Vanderbilt Law Review

First Page



This Article argues that American law treats dead bodies as quasi-persons: entities with a moral status between things and persons. The concept of quasi-personhood builds on dead bodies’ familiar classification as quasi- property. Just as quasi-property implicates only a subset of the rights usually associated with property, quasi-personhood implicates only a subset of the moral interests often associated with moral personhood. Drawing on a broad historical analysis of state, territory, and federal law, I show that U.S. law conceives of dead bodies as holders of dignity interests, which it protects in a variety of ways.

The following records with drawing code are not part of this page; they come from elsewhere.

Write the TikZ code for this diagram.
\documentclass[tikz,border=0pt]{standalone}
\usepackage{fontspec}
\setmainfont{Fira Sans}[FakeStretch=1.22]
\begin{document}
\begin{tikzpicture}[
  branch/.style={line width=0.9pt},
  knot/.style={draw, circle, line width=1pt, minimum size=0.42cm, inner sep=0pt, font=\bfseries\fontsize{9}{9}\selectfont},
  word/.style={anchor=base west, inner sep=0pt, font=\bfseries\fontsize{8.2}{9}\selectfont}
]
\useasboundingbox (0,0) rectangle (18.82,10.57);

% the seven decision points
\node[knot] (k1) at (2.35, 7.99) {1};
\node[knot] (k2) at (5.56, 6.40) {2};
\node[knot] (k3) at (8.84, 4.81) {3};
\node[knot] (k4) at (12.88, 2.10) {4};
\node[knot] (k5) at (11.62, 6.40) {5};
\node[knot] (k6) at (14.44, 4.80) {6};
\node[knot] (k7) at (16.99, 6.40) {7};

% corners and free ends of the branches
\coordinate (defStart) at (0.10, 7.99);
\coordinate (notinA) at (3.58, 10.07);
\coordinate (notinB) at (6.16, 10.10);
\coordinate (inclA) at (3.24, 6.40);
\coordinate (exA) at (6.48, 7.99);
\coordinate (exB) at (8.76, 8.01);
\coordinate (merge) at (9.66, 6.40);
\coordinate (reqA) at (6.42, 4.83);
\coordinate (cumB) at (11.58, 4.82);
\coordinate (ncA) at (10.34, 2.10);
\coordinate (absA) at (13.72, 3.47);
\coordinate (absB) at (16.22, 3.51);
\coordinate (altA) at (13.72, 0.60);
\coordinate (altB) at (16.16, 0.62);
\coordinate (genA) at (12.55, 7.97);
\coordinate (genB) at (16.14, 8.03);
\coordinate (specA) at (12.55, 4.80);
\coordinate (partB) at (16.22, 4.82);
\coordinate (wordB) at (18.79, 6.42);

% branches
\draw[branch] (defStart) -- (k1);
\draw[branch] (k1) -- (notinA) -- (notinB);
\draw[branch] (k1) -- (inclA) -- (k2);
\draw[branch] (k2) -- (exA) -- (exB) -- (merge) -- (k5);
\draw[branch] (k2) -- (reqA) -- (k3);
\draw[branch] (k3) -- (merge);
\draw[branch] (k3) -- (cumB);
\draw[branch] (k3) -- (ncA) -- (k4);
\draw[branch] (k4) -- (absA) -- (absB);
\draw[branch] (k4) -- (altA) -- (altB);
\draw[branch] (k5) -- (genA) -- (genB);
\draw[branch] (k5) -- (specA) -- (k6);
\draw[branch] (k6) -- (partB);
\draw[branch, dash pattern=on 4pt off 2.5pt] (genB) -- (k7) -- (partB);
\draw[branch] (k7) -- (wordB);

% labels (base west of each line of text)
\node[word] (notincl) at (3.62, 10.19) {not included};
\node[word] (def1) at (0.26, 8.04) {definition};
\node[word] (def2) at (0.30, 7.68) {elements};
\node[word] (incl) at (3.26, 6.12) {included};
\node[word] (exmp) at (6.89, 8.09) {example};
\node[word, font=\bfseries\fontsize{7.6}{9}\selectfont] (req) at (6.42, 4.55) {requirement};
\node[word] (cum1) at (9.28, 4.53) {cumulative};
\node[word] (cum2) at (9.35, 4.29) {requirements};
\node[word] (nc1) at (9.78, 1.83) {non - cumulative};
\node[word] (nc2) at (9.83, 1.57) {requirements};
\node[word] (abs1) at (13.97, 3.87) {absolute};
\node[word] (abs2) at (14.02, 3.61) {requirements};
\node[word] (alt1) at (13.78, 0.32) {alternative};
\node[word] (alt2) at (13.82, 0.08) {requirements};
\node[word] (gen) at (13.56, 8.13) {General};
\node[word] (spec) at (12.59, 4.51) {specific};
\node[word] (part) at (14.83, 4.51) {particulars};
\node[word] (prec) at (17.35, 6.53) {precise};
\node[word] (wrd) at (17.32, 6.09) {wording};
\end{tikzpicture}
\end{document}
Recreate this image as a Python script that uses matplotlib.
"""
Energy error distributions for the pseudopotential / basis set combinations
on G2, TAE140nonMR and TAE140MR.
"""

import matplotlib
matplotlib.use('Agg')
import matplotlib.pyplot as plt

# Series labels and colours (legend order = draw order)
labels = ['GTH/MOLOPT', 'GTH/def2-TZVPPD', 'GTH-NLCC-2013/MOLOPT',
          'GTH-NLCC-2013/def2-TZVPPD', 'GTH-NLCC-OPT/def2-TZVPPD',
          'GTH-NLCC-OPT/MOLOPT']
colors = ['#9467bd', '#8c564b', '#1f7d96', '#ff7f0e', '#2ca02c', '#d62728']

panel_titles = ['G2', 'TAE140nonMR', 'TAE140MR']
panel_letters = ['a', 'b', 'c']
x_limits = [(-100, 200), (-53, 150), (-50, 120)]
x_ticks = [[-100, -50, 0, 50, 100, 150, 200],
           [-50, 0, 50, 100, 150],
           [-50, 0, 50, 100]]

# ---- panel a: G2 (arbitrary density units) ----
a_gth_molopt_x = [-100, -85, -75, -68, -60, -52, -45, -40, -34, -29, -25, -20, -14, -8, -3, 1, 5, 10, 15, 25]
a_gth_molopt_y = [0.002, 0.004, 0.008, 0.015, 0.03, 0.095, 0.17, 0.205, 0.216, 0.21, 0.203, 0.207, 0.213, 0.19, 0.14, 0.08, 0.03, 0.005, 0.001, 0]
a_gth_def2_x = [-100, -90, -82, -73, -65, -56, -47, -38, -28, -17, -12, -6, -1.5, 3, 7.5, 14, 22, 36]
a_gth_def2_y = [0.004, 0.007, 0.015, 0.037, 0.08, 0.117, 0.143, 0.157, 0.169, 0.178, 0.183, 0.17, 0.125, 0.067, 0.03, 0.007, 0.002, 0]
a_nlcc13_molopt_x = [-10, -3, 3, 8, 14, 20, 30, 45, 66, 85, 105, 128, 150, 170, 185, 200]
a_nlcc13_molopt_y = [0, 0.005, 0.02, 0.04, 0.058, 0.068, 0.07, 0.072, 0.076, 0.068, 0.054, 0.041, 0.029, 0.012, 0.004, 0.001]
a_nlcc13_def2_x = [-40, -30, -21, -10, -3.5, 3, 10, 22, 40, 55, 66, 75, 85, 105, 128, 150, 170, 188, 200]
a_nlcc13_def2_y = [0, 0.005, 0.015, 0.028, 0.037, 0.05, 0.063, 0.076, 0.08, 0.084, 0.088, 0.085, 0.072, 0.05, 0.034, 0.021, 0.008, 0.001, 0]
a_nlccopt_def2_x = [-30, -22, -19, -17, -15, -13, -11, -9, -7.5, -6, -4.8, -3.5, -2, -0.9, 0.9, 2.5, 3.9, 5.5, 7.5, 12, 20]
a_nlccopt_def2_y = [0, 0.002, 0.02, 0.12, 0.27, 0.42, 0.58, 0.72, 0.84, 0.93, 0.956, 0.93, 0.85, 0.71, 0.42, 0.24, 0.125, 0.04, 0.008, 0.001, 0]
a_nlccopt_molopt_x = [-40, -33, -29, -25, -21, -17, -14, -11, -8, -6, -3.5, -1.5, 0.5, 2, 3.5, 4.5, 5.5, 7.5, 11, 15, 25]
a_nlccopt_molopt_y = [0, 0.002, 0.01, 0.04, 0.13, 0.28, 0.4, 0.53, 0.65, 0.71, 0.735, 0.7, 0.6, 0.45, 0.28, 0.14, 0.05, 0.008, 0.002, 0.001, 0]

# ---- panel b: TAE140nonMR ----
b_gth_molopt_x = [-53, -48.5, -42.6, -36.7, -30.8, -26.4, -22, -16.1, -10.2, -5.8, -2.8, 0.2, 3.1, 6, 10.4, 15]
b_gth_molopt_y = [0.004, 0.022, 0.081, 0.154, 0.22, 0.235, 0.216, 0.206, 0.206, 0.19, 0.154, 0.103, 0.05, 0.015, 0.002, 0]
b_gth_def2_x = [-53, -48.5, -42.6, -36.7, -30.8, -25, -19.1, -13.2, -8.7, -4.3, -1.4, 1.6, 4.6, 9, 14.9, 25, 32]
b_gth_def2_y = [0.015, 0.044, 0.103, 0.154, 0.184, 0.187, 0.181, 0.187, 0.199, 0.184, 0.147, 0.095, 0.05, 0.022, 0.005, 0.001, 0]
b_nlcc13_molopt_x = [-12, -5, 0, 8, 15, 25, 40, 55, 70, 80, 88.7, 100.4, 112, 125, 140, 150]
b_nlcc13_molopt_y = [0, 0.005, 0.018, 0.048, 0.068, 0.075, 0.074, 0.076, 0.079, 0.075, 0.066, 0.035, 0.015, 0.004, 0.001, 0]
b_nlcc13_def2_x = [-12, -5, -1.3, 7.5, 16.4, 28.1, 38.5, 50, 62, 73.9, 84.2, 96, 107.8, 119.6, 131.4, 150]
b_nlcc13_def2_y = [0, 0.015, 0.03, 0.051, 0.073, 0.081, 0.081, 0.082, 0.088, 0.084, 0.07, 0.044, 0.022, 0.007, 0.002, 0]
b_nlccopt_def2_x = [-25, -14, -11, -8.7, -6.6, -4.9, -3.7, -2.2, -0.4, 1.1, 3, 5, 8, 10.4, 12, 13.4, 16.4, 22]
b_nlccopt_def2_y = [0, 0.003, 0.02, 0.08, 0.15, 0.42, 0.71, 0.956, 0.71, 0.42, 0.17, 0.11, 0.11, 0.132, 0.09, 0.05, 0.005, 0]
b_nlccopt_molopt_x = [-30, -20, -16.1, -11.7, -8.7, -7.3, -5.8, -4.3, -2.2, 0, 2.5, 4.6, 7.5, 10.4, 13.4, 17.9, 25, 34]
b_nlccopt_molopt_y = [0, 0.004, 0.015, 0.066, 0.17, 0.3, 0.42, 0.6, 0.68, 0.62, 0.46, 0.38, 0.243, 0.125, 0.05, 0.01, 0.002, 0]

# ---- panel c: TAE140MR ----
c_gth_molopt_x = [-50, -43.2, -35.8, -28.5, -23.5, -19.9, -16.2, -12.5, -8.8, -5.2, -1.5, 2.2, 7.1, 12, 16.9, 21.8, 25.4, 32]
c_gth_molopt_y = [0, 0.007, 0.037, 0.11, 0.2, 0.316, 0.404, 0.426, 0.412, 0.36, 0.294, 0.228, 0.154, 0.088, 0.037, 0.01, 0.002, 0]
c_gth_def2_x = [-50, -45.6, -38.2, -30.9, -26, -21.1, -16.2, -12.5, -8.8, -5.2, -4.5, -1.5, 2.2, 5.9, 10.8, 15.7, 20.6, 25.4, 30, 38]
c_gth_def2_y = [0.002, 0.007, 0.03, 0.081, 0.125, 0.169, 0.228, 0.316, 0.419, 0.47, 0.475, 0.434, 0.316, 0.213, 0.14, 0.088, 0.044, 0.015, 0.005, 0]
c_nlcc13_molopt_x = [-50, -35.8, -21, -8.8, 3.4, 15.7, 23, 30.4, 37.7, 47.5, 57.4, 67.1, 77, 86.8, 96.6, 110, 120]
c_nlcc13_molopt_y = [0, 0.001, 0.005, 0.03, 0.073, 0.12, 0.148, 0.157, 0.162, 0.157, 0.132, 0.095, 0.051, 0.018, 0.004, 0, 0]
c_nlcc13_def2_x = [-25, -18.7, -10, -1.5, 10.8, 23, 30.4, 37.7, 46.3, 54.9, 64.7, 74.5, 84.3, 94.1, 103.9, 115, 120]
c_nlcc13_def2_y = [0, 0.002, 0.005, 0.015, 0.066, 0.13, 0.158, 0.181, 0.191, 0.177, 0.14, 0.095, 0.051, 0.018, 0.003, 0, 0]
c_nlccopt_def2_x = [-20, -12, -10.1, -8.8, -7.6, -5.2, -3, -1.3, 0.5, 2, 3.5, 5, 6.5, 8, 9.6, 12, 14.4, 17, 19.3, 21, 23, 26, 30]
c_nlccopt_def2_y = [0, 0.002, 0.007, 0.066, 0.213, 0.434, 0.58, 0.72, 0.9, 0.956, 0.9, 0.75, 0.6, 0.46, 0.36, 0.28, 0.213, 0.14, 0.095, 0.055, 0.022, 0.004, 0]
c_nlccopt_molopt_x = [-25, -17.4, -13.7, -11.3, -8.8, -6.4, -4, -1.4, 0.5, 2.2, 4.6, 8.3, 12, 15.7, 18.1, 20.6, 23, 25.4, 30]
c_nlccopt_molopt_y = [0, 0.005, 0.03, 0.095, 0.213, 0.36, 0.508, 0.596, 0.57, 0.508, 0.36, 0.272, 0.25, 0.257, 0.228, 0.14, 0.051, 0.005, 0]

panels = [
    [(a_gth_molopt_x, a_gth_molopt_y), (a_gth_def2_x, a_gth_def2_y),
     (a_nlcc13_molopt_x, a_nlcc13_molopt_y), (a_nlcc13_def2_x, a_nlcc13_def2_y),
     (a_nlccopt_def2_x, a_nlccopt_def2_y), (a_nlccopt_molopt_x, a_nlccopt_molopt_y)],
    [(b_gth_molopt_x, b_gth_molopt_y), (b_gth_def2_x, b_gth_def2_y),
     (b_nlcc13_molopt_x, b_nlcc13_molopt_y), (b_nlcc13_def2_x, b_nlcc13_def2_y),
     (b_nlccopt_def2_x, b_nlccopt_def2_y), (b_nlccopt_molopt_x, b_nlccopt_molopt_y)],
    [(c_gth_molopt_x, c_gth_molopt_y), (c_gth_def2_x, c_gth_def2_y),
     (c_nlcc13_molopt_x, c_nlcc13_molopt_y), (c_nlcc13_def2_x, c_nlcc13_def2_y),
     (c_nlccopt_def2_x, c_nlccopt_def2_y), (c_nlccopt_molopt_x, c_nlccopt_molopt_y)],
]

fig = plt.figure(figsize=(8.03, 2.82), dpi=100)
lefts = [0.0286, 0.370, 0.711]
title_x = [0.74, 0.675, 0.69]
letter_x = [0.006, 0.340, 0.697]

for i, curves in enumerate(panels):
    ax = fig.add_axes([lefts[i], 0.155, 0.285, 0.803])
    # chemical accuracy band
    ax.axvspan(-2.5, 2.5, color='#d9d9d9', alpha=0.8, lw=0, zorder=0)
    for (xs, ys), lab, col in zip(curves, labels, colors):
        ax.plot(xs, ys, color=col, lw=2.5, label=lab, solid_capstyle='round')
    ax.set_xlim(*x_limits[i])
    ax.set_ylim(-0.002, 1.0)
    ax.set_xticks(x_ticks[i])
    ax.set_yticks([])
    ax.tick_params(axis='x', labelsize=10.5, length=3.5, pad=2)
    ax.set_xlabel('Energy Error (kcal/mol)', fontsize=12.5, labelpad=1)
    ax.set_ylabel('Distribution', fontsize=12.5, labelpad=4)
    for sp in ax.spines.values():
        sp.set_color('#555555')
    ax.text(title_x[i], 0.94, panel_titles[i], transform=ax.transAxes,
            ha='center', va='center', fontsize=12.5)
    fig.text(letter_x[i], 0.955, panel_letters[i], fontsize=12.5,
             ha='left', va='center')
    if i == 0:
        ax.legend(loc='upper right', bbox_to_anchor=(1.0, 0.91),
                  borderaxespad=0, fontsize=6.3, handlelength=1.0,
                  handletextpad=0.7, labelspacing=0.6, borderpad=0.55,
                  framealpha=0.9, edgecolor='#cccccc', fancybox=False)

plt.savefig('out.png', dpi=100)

The law, for example, protects dead bodies against denigration to the status of property, waste, or nonhuman animals and ensures that dead bodies be treated as individuals with names. The law also protects dead bodies against visual, physical, and sexual abuse. I analyze how these dignity protections operate across disparate areas of law, including criminal statutes, tort law, licensing regimes, and zoning ordinances. Using unclaimed bodies as a case study, I then argue that my account of dead bodies as quasi-persons casts a critical light on the mistreatment that some dead bodies—especially those of Black Americans, Native Americans, and the poor—regularly suffer. The account also illuminates the law’s implicit views of personhood, property, human nature, and mortality. And it points the way for future research on the law’s treatment of other arguably liminal entities, such as animals, fetuses, plants, and AI models.